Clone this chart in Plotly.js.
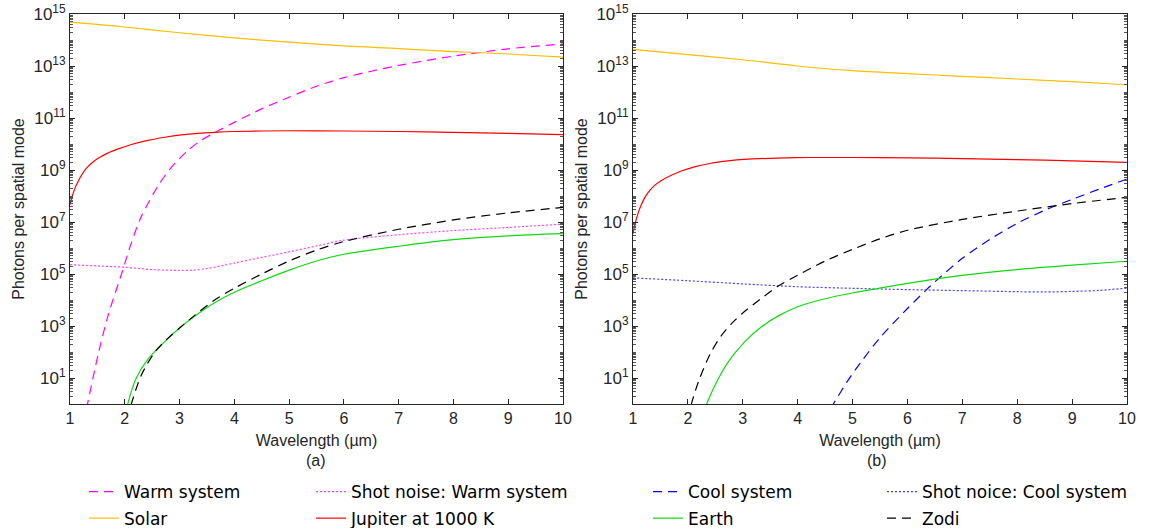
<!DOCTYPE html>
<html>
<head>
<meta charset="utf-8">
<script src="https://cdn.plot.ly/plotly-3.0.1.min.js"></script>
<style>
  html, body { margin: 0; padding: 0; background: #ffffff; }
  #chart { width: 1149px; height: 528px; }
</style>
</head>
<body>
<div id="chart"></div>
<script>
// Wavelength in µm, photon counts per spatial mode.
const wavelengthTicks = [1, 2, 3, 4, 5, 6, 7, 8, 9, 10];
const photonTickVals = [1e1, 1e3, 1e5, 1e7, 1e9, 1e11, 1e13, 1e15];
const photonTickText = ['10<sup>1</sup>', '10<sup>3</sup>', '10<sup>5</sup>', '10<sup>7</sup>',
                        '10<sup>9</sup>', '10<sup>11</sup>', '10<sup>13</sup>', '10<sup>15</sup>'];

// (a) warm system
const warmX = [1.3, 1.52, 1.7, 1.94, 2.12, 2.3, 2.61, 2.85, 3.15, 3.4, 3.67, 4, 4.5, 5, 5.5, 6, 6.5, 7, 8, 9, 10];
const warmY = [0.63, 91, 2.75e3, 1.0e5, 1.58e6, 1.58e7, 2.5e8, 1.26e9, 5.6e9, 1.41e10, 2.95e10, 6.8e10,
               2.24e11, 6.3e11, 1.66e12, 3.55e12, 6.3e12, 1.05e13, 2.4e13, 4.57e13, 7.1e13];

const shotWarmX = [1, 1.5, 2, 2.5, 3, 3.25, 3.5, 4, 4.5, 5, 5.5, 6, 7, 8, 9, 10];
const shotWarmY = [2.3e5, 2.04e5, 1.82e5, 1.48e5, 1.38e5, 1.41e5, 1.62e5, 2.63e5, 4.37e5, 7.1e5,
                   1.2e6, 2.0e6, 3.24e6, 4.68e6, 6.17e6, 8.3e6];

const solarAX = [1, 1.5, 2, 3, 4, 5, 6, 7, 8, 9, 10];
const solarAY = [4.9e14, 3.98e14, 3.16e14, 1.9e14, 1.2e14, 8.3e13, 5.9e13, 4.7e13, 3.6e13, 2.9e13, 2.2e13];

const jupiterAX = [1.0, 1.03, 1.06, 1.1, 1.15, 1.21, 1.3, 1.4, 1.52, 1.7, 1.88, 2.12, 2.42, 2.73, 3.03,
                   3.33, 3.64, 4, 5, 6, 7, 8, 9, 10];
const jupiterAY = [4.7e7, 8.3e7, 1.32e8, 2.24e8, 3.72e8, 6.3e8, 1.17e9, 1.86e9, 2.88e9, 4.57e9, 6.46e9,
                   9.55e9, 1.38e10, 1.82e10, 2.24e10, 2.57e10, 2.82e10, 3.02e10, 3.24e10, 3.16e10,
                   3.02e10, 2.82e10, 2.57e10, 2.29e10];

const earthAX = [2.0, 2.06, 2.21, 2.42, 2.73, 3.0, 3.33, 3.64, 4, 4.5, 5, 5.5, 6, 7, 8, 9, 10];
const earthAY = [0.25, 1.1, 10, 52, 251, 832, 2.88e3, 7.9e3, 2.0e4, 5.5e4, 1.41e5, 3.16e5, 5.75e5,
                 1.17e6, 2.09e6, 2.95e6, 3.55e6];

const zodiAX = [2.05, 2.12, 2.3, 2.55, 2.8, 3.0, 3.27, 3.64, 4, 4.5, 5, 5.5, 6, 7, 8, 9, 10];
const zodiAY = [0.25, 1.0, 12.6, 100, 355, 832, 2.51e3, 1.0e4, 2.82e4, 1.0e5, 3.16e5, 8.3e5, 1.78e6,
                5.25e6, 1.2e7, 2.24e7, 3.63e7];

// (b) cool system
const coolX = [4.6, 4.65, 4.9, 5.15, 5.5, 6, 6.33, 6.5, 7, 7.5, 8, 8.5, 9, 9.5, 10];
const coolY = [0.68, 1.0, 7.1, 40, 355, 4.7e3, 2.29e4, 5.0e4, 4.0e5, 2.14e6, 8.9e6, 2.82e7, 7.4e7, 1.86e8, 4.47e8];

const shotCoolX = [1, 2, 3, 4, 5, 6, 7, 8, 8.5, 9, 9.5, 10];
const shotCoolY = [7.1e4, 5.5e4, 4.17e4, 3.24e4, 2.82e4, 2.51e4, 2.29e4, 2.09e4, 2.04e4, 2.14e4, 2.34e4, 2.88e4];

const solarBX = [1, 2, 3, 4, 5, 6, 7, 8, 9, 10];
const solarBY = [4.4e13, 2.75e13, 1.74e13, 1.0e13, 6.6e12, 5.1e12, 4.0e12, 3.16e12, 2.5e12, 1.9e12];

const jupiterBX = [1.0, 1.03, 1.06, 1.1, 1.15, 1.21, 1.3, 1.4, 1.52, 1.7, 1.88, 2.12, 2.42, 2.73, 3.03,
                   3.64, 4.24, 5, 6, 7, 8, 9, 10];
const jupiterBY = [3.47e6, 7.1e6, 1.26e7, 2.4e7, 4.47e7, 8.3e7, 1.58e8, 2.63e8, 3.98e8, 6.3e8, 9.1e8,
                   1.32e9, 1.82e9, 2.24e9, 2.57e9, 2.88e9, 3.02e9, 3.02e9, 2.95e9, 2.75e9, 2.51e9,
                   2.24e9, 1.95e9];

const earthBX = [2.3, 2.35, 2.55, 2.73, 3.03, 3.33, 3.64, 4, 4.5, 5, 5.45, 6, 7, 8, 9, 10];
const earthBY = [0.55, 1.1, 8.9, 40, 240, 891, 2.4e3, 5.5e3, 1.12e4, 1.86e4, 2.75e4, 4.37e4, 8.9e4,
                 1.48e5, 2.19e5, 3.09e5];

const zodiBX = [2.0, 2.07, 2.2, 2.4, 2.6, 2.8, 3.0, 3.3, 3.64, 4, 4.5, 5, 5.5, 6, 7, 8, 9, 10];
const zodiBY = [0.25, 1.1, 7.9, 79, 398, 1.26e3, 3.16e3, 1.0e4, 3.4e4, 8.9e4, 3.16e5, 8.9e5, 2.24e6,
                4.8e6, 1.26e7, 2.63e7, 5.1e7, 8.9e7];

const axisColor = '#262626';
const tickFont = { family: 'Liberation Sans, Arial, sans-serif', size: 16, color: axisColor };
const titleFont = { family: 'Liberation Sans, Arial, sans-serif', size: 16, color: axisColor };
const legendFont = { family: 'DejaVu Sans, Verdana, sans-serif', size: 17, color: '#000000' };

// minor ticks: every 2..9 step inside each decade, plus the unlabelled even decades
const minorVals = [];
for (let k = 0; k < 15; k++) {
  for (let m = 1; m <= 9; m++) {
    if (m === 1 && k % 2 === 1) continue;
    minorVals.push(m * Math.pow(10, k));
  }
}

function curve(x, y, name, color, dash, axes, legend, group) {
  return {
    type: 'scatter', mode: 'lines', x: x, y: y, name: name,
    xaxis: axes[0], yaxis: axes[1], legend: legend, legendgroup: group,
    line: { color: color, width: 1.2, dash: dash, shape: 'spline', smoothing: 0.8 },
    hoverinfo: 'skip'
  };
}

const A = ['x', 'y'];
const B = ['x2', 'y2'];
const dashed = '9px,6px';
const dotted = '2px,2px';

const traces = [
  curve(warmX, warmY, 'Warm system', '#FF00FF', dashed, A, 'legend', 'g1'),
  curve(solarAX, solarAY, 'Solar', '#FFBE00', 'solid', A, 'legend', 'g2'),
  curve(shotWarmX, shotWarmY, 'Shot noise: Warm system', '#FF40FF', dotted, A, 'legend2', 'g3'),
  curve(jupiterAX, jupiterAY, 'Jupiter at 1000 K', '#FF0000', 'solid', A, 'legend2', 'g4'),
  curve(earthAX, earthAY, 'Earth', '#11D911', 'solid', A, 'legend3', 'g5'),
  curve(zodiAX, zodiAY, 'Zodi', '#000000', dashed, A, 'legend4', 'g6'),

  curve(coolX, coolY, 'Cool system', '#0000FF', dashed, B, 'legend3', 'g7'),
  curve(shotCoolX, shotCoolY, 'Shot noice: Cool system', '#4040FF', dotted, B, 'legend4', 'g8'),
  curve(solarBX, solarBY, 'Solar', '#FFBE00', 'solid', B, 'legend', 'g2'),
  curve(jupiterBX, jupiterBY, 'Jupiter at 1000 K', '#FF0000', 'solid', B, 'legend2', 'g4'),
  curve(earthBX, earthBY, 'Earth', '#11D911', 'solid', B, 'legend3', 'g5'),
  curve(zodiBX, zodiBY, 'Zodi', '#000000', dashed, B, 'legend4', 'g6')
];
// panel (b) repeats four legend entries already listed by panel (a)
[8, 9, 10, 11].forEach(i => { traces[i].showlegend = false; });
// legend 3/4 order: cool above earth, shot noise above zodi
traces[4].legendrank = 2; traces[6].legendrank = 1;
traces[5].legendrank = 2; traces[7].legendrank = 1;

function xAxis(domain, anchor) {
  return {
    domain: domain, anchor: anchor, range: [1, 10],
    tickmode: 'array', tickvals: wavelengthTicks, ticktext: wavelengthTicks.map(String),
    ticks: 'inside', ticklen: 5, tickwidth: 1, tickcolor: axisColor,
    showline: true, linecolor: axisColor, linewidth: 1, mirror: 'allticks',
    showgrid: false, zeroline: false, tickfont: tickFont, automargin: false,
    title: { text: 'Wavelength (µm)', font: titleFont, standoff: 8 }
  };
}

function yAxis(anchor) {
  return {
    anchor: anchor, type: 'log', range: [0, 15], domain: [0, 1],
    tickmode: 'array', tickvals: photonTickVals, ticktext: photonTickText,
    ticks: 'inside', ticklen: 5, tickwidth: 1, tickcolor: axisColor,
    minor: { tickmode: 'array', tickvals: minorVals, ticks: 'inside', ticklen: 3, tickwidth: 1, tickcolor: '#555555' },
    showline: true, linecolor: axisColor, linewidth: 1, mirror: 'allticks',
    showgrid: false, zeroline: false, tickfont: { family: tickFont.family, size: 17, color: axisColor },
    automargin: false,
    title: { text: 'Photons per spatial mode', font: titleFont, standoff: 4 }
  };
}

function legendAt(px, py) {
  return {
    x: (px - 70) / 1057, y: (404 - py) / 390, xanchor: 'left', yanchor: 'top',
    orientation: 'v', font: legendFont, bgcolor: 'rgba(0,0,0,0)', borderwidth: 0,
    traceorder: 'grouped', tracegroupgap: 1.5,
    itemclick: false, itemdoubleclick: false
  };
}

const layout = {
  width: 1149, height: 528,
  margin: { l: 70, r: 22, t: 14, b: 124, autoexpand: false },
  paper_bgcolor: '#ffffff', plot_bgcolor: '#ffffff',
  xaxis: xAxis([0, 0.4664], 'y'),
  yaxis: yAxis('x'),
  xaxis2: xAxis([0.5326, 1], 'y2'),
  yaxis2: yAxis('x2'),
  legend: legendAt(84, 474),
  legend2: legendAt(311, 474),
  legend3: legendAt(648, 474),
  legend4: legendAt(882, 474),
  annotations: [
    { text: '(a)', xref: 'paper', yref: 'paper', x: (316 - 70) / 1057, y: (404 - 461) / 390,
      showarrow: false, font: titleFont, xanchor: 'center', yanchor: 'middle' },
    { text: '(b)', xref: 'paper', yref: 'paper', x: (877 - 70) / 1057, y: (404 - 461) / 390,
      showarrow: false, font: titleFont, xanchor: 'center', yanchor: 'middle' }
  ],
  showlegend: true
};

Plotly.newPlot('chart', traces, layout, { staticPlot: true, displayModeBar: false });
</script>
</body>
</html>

WHAT YOU WILL DO - With the pictures left out, restate word for word every line of the data above, from the first down to the line that contains "3.6e13, 2.9e13, 2.2e13];".

ANSWER TO THE TASK -
Clone this chart in Plotly.js.
<!DOCTYPE html>
<html>
<head>
<meta charset="utf-8">
<script src="https://cdn.plot.ly/plotly-3.0.1.min.js"></script>
<style>
  html, body { margin: 0; padding: 0; background: #ffffff; }
  #chart { width: 1149px; height: 528px; }
</style>
</head>
<body>
<div id="chart"></div>
<script>
// Wavelength in µm, photon counts per spatial mode.
const wavelengthTicks = [1, 2, 3, 4, 5, 6, 7, 8, 9, 10];
const photonTickVals = [1e1, 1e3, 1e5, 1e7, 1e9, 1e11, 1e13, 1e15];
const photonTickText = ['10<sup>1</sup>', '10<sup>3</sup>', '10<sup>5</sup>', '10<sup>7</sup>',
                        '10<sup>9</sup>', '10<sup>11</sup>', '10<sup>13</sup>', '10<sup>15</sup>'];

// (a) warm system
const warmX = [1.3, 1.52, 1.7, 1.94, 2.12, 2.3, 2.61, 2.85, 3.15, 3.4, 3.67, 4, 4.5, 5, 5.5, 6, 6.5, 7, 8, 9, 10];
const warmY = [0.63, 91, 2.75e3, 1.0e5, 1.58e6, 1.58e7, 2.5e8, 1.26e9, 5.6e9, 1.41e10, 2.95e10, 6.8e10,
               2.24e11, 6.3e11, 1.66e12, 3.55e12, 6.3e12, 1.05e13, 2.4e13, 4.57e13, 7.1e13];

const shotWarmX = [1, 1.5, 2, 2.5, 3, 3.25, 3.5, 4, 4.5, 5, 5.5, 6, 7, 8, 9, 10];
const shotWarmY = [2.3e5, 2.04e5, 1.82e5, 1.48e5, 1.38e5, 1.41e5, 1.62e5, 2.63e5, 4.37e5, 7.1e5,
                   1.2e6, 2.0e6, 3.24e6, 4.68e6, 6.17e6, 8.3e6];

const solarAX = [1, 1.5, 2, 3, 4, 5, 6, 7, 8, 9, 10];
const solarAY = [4.9e14, 3.98e14, 3.16e14, 1.9e14, 1.2e14, 8.3e13, 5.9e13, 4.7e13, 3.6e13, 2.9e13, 2.2e13];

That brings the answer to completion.